Part of a data file
┌──
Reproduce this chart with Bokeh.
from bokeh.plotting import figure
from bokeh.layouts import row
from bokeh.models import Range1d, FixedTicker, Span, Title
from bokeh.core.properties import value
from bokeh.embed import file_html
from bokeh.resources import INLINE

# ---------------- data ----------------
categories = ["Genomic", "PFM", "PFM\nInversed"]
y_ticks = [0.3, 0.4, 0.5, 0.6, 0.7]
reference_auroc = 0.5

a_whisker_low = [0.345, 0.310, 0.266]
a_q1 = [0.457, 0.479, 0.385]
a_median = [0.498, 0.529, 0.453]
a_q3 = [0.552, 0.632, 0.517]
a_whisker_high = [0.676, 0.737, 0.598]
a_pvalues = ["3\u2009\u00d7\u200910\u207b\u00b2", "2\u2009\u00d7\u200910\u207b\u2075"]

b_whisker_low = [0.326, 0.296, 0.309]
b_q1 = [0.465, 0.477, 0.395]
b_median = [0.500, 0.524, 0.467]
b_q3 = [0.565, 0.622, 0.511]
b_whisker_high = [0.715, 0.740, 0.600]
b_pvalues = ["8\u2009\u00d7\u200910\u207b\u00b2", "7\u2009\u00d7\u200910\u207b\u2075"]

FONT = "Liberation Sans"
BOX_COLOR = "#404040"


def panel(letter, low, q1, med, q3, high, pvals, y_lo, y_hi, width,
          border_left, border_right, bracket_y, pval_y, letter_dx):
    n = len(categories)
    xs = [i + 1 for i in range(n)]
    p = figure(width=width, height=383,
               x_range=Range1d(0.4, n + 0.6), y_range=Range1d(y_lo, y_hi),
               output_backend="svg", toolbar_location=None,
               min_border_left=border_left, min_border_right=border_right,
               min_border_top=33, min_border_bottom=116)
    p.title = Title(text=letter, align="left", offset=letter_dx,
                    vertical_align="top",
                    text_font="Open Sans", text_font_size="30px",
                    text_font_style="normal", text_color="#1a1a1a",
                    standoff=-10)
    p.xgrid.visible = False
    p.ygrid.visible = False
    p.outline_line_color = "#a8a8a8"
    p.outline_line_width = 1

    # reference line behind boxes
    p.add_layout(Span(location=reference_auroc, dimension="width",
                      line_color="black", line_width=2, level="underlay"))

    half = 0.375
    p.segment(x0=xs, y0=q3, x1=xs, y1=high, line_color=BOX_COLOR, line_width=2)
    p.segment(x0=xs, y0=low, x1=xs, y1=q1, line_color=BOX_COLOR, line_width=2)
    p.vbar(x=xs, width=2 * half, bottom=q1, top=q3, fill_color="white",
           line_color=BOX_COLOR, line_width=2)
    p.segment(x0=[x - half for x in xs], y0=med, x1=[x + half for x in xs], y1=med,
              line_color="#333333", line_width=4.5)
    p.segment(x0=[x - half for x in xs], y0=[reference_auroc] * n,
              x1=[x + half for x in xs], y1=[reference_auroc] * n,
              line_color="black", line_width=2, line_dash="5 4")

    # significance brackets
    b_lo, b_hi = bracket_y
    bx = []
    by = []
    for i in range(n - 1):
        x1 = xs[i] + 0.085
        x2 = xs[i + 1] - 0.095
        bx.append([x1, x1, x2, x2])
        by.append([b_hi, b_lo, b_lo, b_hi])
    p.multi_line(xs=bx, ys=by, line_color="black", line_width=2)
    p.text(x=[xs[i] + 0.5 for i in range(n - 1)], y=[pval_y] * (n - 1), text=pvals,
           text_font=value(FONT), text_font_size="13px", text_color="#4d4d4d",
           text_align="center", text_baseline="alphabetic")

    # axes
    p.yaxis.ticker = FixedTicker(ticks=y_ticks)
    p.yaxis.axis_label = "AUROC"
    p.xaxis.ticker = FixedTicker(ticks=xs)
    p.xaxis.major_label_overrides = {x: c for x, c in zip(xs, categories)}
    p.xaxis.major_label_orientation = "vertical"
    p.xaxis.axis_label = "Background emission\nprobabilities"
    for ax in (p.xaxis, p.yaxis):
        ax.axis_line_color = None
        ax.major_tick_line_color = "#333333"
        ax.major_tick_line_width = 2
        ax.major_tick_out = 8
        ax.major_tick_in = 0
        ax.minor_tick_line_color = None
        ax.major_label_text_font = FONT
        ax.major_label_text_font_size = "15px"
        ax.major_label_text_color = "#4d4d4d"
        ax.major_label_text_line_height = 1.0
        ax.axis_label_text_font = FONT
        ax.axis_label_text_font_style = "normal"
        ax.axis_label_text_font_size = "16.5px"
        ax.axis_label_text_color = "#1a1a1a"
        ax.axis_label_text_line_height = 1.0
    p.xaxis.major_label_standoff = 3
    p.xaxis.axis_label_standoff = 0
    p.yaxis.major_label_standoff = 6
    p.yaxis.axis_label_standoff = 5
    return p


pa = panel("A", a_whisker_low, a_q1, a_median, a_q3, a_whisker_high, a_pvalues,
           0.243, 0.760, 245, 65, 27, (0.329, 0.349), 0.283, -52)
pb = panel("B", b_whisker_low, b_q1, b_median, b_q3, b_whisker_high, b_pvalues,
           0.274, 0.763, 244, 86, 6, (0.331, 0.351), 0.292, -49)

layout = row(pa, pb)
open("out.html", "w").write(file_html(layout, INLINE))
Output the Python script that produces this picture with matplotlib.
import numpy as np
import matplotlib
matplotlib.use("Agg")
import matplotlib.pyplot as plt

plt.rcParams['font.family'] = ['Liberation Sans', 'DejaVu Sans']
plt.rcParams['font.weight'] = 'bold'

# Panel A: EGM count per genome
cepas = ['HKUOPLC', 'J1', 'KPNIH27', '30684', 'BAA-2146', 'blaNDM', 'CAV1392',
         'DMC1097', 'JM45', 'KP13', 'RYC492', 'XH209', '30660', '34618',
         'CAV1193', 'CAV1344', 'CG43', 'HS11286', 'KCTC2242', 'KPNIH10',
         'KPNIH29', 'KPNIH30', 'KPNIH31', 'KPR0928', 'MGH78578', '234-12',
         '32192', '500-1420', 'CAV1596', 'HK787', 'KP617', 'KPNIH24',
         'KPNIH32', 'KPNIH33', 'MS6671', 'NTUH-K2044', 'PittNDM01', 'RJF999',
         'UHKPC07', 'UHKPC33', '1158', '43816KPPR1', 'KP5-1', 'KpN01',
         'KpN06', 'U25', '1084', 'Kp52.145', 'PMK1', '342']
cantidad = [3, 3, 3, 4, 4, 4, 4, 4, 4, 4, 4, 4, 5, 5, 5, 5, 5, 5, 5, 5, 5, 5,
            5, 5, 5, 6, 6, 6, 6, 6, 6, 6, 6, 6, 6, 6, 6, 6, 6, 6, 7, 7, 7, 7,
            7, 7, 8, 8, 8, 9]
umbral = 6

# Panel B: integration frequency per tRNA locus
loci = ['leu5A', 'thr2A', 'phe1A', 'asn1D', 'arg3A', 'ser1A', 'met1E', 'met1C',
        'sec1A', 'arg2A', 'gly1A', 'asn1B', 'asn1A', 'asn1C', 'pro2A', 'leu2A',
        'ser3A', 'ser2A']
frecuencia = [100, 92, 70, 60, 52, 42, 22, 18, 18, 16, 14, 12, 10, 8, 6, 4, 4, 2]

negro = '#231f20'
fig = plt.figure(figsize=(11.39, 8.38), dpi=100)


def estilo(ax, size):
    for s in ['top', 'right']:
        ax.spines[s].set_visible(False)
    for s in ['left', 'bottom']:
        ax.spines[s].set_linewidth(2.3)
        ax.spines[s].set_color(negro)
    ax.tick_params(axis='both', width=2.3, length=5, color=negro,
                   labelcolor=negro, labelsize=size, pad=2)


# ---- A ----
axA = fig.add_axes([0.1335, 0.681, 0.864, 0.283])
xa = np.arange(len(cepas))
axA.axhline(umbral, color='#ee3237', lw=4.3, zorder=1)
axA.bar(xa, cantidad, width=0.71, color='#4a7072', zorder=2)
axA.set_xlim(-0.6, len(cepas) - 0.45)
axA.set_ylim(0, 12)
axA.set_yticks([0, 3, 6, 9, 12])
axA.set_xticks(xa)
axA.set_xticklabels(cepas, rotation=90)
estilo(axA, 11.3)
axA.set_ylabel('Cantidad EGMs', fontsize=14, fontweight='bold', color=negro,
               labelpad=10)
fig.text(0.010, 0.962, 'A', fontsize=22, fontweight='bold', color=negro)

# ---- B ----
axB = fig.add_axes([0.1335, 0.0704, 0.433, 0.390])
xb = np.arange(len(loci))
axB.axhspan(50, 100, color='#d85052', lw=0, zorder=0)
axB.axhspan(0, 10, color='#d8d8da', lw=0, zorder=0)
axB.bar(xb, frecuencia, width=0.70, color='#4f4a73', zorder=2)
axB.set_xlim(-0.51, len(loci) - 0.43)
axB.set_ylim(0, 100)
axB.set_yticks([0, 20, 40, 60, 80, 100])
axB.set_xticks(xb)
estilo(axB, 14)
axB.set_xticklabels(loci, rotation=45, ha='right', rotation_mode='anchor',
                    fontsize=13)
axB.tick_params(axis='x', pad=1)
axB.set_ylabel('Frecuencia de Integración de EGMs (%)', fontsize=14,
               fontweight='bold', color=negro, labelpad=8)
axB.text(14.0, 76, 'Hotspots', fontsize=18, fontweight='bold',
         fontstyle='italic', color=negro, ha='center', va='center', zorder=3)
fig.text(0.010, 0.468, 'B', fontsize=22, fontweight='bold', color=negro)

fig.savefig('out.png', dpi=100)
└──
→ **INSTRUCTIONS FOR THE TASK**: Nothing beyond the lines starting at the line containing "Output the Python" and ending at the line containing "fig = plt.figure(figsize=(11.39, 8.38), dpi=100)" is to be reproduced; reproduce those lines exactly, both ends included.

→ **WORKED ANSWER**:
Output the Python script that produces this picture with matplotlib.
import numpy as np
import matplotlib
matplotlib.use("Agg")
import matplotlib.pyplot as plt

plt.rcParams['font.family'] = ['Liberation Sans', 'DejaVu Sans']
plt.rcParams['font.weight'] = 'bold'

# Panel A: EGM count per genome
cepas = ['HKUOPLC', 'J1', 'KPNIH27', '30684', 'BAA-2146', 'blaNDM', 'CAV1392',
         'DMC1097', 'JM45', 'KP13', 'RYC492', 'XH209', '30660', '34618',
         'CAV1193', 'CAV1344', 'CG43', 'HS11286', 'KCTC2242', 'KPNIH10',
         'KPNIH29', 'KPNIH30', 'KPNIH31', 'KPR0928', 'MGH78578', '234-12',
         '32192', '500-1420', 'CAV1596', 'HK787', 'KP617', 'KPNIH24',
         'KPNIH32', 'KPNIH33', 'MS6671', 'NTUH-K2044', 'PittNDM01', 'RJF999',
         'UHKPC07', 'UHKPC33', '1158', '43816KPPR1', 'KP5-1', 'KpN01',
         'KpN06', 'U25', '1084', 'Kp52.145', 'PMK1', '342']
cantidad = [3, 3, 3, 4, 4, 4, 4, 4, 4, 4, 4, 4, 5, 5, 5, 5, 5, 5, 5, 5, 5, 5,
            5, 5, 5, 6, 6, 6, 6, 6, 6, 6, 6, 6, 6, 6, 6, 6, 6, 6, 7, 7, 7, 7,
            7, 7, 8, 8, 8, 9]
umbral = 6

# Panel B: integration frequency per tRNA locus
loci = ['leu5A', 'thr2A', 'phe1A', 'asn1D', 'arg3A', 'ser1A', 'met1E', 'met1C',
        'sec1A', 'arg2A', 'gly1A', 'asn1B', 'asn1A', 'asn1C', 'pro2A', 'leu2A',
        'ser3A', 'ser2A']
frecuencia = [100, 92, 70, 60, 52, 42, 22, 18, 18, 16, 14, 12, 10, 8, 6, 4, 4, 2]

negro = '#231f20'
fig = plt.figure(figsize=(11.39, 8.38), dpi=100)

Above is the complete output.